## Written exercise:
Write again exactly the lines in the listing below, starting at the line with "Reproduce this chart" and ending at the line with "-0.2, 6.5, 2.2]", both included. Pictures are not copied.

Charts and diagrams as code

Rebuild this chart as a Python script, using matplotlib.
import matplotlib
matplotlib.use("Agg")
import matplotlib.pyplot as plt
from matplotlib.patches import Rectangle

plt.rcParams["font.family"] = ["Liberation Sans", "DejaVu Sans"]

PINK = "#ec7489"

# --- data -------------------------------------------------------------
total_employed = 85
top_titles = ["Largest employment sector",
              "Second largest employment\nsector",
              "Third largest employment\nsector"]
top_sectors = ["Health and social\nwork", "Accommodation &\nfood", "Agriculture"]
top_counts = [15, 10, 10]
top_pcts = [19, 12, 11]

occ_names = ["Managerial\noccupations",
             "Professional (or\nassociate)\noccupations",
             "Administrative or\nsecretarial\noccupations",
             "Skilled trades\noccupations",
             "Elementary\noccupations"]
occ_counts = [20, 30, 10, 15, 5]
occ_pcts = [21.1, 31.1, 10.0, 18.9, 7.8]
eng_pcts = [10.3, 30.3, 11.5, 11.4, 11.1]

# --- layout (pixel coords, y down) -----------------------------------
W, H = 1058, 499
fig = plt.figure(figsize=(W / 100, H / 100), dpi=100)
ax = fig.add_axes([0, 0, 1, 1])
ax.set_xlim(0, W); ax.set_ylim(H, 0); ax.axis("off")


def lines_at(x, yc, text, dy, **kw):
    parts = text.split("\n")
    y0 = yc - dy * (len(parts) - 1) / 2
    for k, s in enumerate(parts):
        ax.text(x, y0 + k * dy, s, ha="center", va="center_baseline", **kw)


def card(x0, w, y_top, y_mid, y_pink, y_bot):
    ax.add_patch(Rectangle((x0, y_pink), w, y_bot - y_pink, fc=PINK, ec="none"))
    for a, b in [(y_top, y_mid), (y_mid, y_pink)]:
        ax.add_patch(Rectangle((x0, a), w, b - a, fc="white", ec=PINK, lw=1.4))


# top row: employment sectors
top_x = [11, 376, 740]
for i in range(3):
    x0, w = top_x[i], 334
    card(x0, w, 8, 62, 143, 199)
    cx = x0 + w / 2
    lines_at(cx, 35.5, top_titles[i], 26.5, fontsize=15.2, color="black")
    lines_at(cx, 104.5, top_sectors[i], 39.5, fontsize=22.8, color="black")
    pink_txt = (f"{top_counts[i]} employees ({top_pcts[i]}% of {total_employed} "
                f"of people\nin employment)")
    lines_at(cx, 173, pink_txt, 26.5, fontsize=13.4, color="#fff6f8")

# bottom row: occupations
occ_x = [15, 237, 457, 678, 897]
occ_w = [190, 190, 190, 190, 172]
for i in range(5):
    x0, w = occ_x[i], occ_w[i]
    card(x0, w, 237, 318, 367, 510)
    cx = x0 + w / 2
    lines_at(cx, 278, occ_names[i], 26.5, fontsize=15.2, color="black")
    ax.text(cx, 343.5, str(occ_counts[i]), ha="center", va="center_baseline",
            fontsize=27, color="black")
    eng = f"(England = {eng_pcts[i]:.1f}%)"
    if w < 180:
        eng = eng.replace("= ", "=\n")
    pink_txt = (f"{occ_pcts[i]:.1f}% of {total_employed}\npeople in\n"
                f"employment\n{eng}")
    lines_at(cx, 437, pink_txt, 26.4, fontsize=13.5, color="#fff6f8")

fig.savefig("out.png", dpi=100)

...

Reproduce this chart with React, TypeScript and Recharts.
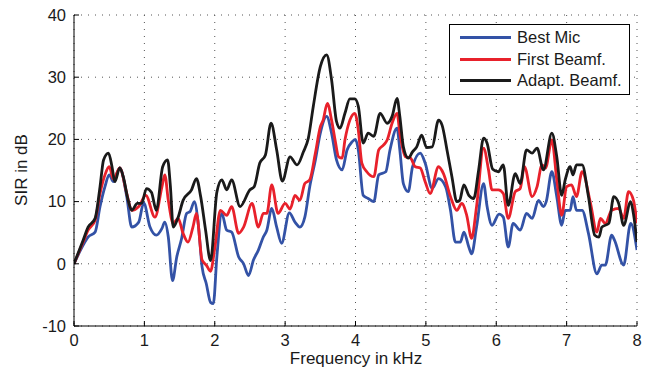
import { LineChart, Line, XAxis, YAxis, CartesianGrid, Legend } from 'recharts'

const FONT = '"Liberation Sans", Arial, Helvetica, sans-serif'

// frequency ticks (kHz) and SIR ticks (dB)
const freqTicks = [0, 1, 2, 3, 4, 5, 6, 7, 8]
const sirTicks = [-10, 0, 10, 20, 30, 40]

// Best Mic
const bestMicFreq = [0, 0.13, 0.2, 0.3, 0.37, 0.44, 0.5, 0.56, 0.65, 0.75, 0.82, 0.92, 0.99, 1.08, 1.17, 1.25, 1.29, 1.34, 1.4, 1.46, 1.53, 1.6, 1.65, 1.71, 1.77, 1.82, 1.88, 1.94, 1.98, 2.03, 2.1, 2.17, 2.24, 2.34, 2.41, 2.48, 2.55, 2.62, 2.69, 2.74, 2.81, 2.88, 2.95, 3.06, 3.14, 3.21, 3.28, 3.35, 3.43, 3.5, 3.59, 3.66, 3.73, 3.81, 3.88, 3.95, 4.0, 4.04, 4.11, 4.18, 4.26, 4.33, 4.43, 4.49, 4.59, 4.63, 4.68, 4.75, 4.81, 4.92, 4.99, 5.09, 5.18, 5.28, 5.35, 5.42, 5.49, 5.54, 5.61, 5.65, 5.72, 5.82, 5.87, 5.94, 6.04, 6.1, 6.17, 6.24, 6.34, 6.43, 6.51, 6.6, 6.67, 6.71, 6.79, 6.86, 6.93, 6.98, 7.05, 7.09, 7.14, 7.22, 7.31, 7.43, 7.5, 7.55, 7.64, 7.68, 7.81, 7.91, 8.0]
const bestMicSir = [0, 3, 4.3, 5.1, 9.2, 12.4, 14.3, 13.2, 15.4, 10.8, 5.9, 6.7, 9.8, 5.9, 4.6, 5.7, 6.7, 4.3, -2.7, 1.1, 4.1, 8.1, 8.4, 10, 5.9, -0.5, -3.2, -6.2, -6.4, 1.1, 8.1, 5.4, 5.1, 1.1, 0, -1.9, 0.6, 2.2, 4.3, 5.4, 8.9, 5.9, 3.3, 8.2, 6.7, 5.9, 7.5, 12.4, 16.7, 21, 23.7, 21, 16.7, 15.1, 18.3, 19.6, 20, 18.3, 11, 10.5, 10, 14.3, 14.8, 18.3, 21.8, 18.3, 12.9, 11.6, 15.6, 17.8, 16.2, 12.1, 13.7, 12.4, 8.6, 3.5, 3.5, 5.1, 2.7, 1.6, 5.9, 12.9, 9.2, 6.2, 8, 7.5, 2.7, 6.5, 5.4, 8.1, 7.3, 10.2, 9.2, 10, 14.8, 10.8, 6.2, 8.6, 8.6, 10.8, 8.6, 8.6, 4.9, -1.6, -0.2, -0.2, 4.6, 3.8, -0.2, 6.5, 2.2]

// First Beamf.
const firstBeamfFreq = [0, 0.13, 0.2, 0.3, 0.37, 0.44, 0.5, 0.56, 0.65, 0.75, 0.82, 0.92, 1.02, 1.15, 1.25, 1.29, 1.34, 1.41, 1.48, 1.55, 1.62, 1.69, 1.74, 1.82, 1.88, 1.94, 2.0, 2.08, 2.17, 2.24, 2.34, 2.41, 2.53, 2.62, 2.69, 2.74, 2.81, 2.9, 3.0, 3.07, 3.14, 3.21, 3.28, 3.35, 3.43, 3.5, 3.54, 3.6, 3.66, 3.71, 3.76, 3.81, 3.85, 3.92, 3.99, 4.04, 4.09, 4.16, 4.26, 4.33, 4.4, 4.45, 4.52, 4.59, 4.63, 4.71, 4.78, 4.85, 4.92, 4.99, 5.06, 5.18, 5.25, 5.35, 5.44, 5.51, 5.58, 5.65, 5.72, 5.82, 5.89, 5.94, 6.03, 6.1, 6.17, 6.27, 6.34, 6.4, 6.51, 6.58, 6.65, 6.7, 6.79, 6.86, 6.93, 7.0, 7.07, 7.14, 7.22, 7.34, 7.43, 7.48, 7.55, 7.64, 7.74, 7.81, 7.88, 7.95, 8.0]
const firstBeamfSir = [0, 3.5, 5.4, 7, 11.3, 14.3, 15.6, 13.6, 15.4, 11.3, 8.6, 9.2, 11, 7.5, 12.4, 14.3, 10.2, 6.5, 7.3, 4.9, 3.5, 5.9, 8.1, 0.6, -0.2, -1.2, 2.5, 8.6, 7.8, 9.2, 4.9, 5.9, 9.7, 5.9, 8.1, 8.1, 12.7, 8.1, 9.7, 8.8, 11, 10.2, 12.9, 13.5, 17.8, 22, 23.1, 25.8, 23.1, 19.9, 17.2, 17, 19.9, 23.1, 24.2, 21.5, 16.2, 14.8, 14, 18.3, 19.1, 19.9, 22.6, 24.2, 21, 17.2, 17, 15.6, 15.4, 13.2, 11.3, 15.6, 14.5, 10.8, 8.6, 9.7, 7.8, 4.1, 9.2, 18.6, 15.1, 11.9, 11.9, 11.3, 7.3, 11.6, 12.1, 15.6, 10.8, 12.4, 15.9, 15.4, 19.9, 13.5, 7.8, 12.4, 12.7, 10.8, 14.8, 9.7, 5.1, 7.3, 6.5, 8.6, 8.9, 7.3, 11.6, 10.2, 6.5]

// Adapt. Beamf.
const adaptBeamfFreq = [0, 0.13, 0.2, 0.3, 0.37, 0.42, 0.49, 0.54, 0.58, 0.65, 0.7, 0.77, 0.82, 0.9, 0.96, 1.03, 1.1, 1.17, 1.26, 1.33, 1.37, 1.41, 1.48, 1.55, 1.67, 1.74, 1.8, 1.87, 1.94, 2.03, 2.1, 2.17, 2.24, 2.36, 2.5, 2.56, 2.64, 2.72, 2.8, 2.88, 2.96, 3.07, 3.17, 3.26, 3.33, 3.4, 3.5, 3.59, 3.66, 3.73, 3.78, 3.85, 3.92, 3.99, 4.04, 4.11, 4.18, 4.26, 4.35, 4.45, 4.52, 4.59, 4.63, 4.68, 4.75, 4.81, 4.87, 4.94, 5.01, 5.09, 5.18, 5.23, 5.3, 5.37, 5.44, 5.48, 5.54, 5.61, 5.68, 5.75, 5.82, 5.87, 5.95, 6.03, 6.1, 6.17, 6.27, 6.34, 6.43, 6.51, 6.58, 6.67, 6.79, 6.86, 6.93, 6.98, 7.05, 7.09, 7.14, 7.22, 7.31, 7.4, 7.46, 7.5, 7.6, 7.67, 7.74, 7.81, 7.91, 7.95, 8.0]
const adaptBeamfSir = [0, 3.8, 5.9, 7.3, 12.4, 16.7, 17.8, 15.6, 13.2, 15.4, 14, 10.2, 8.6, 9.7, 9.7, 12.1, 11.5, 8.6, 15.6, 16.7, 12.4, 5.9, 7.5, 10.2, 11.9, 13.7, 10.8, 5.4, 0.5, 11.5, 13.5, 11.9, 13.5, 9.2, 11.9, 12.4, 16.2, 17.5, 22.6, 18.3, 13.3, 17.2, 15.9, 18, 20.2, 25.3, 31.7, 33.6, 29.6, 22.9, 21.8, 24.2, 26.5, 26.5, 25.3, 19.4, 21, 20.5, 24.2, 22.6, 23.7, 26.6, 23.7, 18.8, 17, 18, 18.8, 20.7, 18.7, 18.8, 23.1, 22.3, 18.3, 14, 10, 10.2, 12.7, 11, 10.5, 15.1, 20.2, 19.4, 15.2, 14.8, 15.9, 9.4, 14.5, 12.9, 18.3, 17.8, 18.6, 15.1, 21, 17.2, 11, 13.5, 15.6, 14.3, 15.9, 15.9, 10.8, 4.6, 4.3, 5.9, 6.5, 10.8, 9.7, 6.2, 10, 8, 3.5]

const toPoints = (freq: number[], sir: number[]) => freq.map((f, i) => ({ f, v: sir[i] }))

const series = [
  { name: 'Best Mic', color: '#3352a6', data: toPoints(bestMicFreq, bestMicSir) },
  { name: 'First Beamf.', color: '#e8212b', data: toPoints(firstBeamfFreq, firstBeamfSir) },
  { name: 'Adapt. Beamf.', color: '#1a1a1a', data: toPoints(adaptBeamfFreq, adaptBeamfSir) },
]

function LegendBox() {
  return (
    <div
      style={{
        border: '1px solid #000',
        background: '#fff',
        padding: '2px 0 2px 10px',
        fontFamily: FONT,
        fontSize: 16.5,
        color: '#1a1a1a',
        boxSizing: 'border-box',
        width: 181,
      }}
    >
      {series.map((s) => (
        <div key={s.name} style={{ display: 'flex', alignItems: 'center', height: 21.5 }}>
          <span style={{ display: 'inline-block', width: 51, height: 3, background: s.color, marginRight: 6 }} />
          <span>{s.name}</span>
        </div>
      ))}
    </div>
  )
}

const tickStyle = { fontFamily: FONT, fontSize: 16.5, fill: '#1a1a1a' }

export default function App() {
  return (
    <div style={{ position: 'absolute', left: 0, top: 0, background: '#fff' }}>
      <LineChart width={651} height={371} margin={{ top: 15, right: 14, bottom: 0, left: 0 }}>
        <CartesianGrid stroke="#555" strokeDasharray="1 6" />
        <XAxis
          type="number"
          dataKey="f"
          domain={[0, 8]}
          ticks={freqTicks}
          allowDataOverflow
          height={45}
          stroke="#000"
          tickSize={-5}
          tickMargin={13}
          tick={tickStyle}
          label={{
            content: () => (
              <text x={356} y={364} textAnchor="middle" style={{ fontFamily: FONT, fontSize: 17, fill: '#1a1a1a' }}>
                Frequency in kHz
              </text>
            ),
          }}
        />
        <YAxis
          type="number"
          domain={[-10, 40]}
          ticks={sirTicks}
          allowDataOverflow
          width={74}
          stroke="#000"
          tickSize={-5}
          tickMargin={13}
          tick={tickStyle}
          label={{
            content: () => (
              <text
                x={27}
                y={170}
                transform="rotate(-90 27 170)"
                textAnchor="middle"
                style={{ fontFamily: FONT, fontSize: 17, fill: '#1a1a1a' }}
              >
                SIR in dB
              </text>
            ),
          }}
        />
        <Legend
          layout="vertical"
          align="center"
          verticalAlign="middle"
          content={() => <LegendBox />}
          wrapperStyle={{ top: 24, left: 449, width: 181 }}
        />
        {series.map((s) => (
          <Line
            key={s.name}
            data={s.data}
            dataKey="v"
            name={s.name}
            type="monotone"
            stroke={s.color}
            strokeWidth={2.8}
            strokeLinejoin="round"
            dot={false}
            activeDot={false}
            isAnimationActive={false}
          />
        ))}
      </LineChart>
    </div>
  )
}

* * *

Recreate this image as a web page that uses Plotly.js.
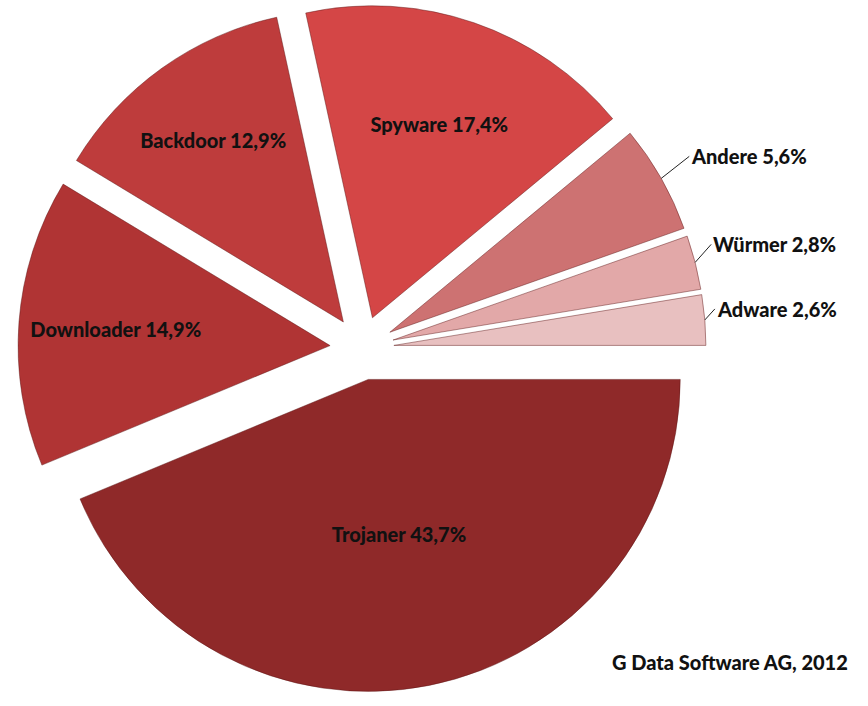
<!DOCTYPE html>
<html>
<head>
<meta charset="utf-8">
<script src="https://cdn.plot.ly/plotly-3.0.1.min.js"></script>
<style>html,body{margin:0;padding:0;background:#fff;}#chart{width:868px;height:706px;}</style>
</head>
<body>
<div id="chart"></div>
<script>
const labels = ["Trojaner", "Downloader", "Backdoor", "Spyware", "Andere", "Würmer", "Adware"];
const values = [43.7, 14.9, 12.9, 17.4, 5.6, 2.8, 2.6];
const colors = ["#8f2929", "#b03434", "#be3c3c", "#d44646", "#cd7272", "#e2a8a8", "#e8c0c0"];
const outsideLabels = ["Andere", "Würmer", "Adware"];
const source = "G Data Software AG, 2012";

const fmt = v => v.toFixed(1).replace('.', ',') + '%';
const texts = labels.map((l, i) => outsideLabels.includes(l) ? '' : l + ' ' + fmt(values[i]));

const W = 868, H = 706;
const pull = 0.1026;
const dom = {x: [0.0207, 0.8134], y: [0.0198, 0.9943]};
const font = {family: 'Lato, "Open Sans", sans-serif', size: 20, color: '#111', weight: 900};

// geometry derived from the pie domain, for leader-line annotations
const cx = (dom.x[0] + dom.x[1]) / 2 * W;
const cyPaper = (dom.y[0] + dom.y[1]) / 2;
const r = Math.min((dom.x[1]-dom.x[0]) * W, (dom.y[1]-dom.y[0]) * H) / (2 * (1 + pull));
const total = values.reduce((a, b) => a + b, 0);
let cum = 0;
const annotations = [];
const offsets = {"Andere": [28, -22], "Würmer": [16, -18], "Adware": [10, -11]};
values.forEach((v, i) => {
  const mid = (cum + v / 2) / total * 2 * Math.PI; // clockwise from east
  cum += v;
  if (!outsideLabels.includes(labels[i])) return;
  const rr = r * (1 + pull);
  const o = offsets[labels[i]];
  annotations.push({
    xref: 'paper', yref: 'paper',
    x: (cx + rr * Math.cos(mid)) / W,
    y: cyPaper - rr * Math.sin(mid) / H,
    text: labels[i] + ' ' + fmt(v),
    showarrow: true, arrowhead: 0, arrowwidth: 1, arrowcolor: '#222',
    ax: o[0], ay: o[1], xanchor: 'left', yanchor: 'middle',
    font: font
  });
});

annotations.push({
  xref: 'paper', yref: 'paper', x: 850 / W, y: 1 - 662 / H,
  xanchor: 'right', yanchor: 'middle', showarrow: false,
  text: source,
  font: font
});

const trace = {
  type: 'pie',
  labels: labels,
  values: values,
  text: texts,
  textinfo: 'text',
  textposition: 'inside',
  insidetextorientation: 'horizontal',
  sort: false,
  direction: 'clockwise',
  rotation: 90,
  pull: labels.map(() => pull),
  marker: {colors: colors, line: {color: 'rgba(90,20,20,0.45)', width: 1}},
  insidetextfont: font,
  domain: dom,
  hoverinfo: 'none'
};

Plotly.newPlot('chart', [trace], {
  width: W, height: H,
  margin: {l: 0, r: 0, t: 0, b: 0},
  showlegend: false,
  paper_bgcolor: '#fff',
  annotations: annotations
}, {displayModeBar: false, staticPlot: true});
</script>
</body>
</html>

## Answer:
Reproduce this chart with React, TypeScript and Recharts.
import { LineChart, Line, XAxis, YAxis, CartesianGrid, Legend } from 'recharts'

const FONT = '"Liberation Sans", Arial, Helvetica, sans-serif'

// frequency ticks (kHz) and SIR ticks (dB)
const freqTicks = [0, 1, 2, 3, 4, 5, 6, 7, 8]
const sirTicks = [-10, 0, 10, 20, 30, 40]

// Best Mic
const bestMicFreq = [0, 0.13, 0.2, 0.3, 0.37, 0.44, 0.5, 0.56, 0.65, 0.75, 0.82, 0.92, 0.99, 1.08, 1.17, 1.25, 1.29, 1.34, 1.4, 1.46, 1.53, 1.6, 1.65, 1.71, 1.77, 1.82, 1.88, 1.94, 1.98, 2.03, 2.1, 2.17, 2.24, 2.34, 2.41, 2.48, 2.55, 2.62, 2.69, 2.74, 2.81, 2.88, 2.95, 3.06, 3.14, 3.21, 3.28, 3.35, 3.43, 3.5, 3.59, 3.66, 3.73, 3.81, 3.88, 3.95, 4.0, 4.04, 4.11, 4.18, 4.26, 4.33, 4.43, 4.49, 4.59, 4.63, 4.68, 4.75, 4.81, 4.92, 4.99, 5.09, 5.18, 5.28, 5.35, 5.42, 5.49, 5.54, 5.61, 5.65, 5.72, 5.82, 5.87, 5.94, 6.04, 6.1, 6.17, 6.24, 6.34, 6.43, 6.51, 6.6, 6.67, 6.71, 6.79, 6.86, 6.93, 6.98, 7.05, 7.09, 7.14, 7.22, 7.31, 7.43, 7.5, 7.55, 7.64, 7.68, 7.81, 7.91, 8.0]
const bestMicSir = [0, 3, 4.3, 5.1, 9.2, 12.4, 14.3, 13.2, 15.4, 10.8, 5.9, 6.7, 9.8, 5.9, 4.6, 5.7, 6.7, 4.3, -2.7, 1.1, 4.1, 8.1, 8.4, 10, 5.9, -0.5, -3.2, -6.2, -6.4, 1.1, 8.1, 5.4, 5.1, 1.1, 0, -1.9, 0.6, 2.2, 4.3, 5.4, 8.9, 5.9, 3.3, 8.2, 6.7, 5.9, 7.5, 12.4, 16.7, 21, 23.7, 21, 16.7, 15.1, 18.3, 19.6, 20, 18.3, 11, 10.5, 10, 14.3, 14.8, 18.3, 21.8, 18.3, 12.9, 11.6, 15.6, 17.8, 16.2, 12.1, 13.7, 12.4, 8.6, 3.5, 3.5, 5.1, 2.7, 1.6, 5.9, 12.9, 9.2, 6.2, 8, 7.5, 2.7, 6.5, 5.4, 8.1, 7.3, 10.2, 9.2, 10, 14.8, 10.8, 6.2, 8.6, 8.6, 10.8, 8.6, 8.6, 4.9, -1.6, -0.2, -0.2, 4.6, 3.8, -0.2, 6.5, 2.2]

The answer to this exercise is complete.